In today’s go-go no time world, it seems that our attention spans are getting shorter and shorter. Our clients now often ask us to boil down hours of video into short, succinct video blasts. Training videos that used to be 30 minutes? Now we need them to be 10. 5-minute videos are now 2-minute videos. We ALL have do more with less time!
It’s no secret that lawyers like to talk. They’re paid very well to do it. Our recent challenge in working with a national association of justice-seekers was to streamline their interview sound-bites into a coherent five-minute message.
The two-camera approach worked well for bridging comments. It enabled us to cut for content AND for dramatic emphasis. But even experienced legal counselors can get nervous and try too hard when talking to their peers. Part of our job was putting them at ease. We could usually connect by asking about their city or state. They’re always proud of something there, no matter where it is. That’s part of the low-key approach to interview tone-setting.
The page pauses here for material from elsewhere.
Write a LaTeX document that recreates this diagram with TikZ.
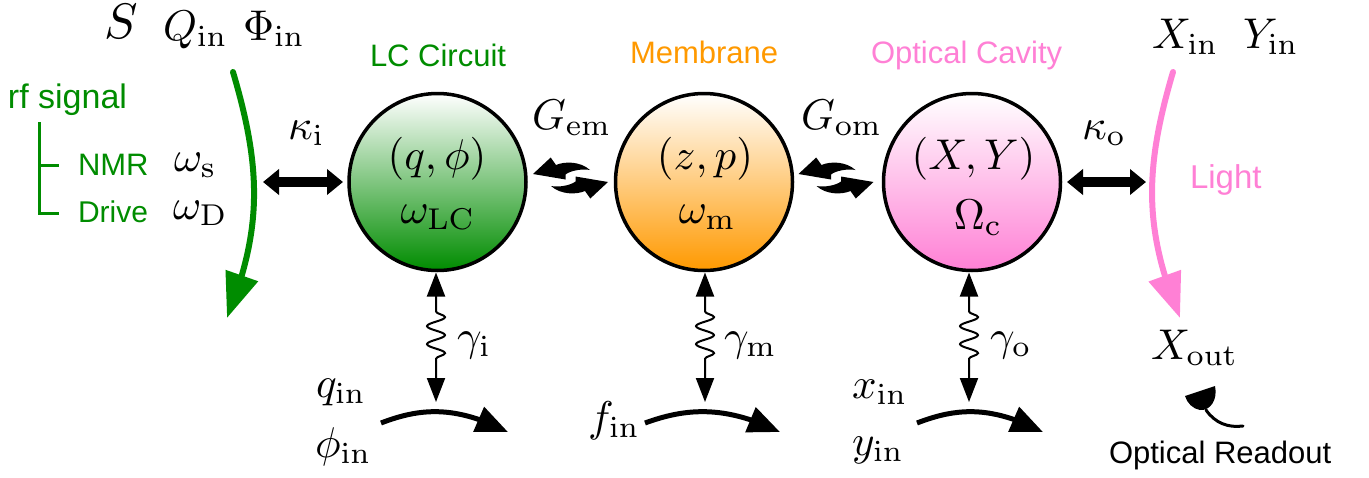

Editing content down, and down and down…
After gathering hours of issue-related wisdom, the editing room became a brutal exercise in separating the wheat from the chaff.
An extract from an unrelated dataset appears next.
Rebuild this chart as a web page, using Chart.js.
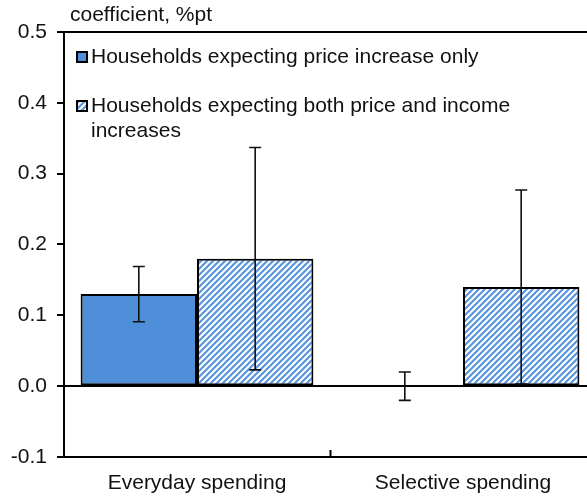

Only the best 1 percent could make it into the final piece. Three themes emerged: money-giving, political clout, and networking.
We grouped the sound-bites together according to the theme, saving the best and most dramatic one for the close: “For 50 years it’s been the heart of my practice, but also the backbone.” Cha-Ching. We know a good sound-bite when we hear it.
We dressed up the best 1-per cent with a bookend open and close, featuring music and the organization’s logo. The disparate comments became a program.
Our editing instincts got sharpened into a fine, surgical instrument. We found the message in the mountain of interview answers.